Fox is not “leaving money on the table” relative to not having its own streamer. Fox is making a different bet on the future of TV than the other three OTA networks.
The other three have all started steamers to provide (in addition to other, mostly melodramatic, content,) access to their linear OTA and “cable” networks’ programming, including sports. All lose money.
Fox is simply maintaining its commitment to its existing linear distribution model. This is, IMHO, very smart on its part. IF (the biggest word in the English language) the death of OTA and linear “cable” channels ever actually happens, then Fox can launch a streaming service then, having not lost all the $$ the other three are in this era. IF not, then it bet correctly all along. Either way, Fox wins.
Nah. Fox is a little company now without its own studio and major content library. When Murdoch sold all those assets to Disney, the ship sailed on Fox launching a major SVOD to compete with the big boys, so that's not a bet they could really place even if they wanted to.
What they're doing instead is focusing on the only stuff folks still get cable TV for, live sports and news/politics, milking the cable bundle for all they can get out of as it slowly dies, while betting on free ad-supported streaming via Tubi as their next-gen play. And they're still making a little incremental money from SVOD by continuing to license their Fox entertainment shows for next-day streaming on Disney's Hulu.
I give it another couple years but at some point, they'll determine (just as Disney will with ESPN) that there's more money to be made by taking all their content directly to consumers via streaming than trying to prop up the dying cable bundle. That's when they'll begin including a live stream of Fox News inside the Fox Nation app. And they'll exercise whatever live streaming sports rights they have by selling those to consumers too, either through their own app (e.g. a paid section within Tubi) or by sub-licensing those rights to others (e.g. Amazon, Apple, ESPN).
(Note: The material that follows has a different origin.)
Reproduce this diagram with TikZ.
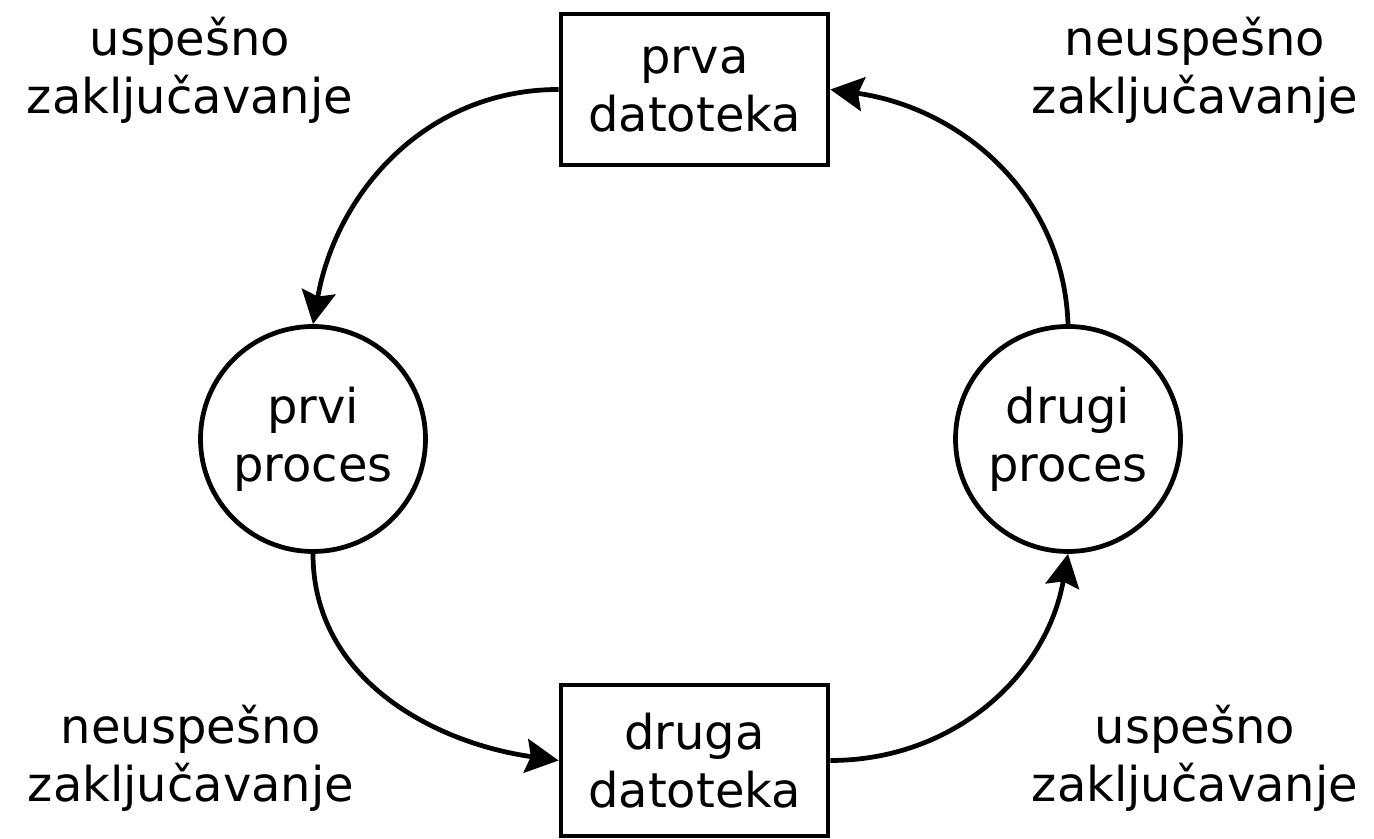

Likewise, Disney has repeatedly stated that eventually they will bring all of ESPN directly to consumers via streaming, no cable bundle needed. IMO, ESPN is a much bigger factor than Fox in terms of being the little Dutch boy plugging his finger in the hole in the cable TV dam to keep it from bursting. When they take ESPN direct-to-consumer, it'll be an inflection point. To misquote Louis XV, "
Après ça, le déluge." My best guess for when that happens? 2024.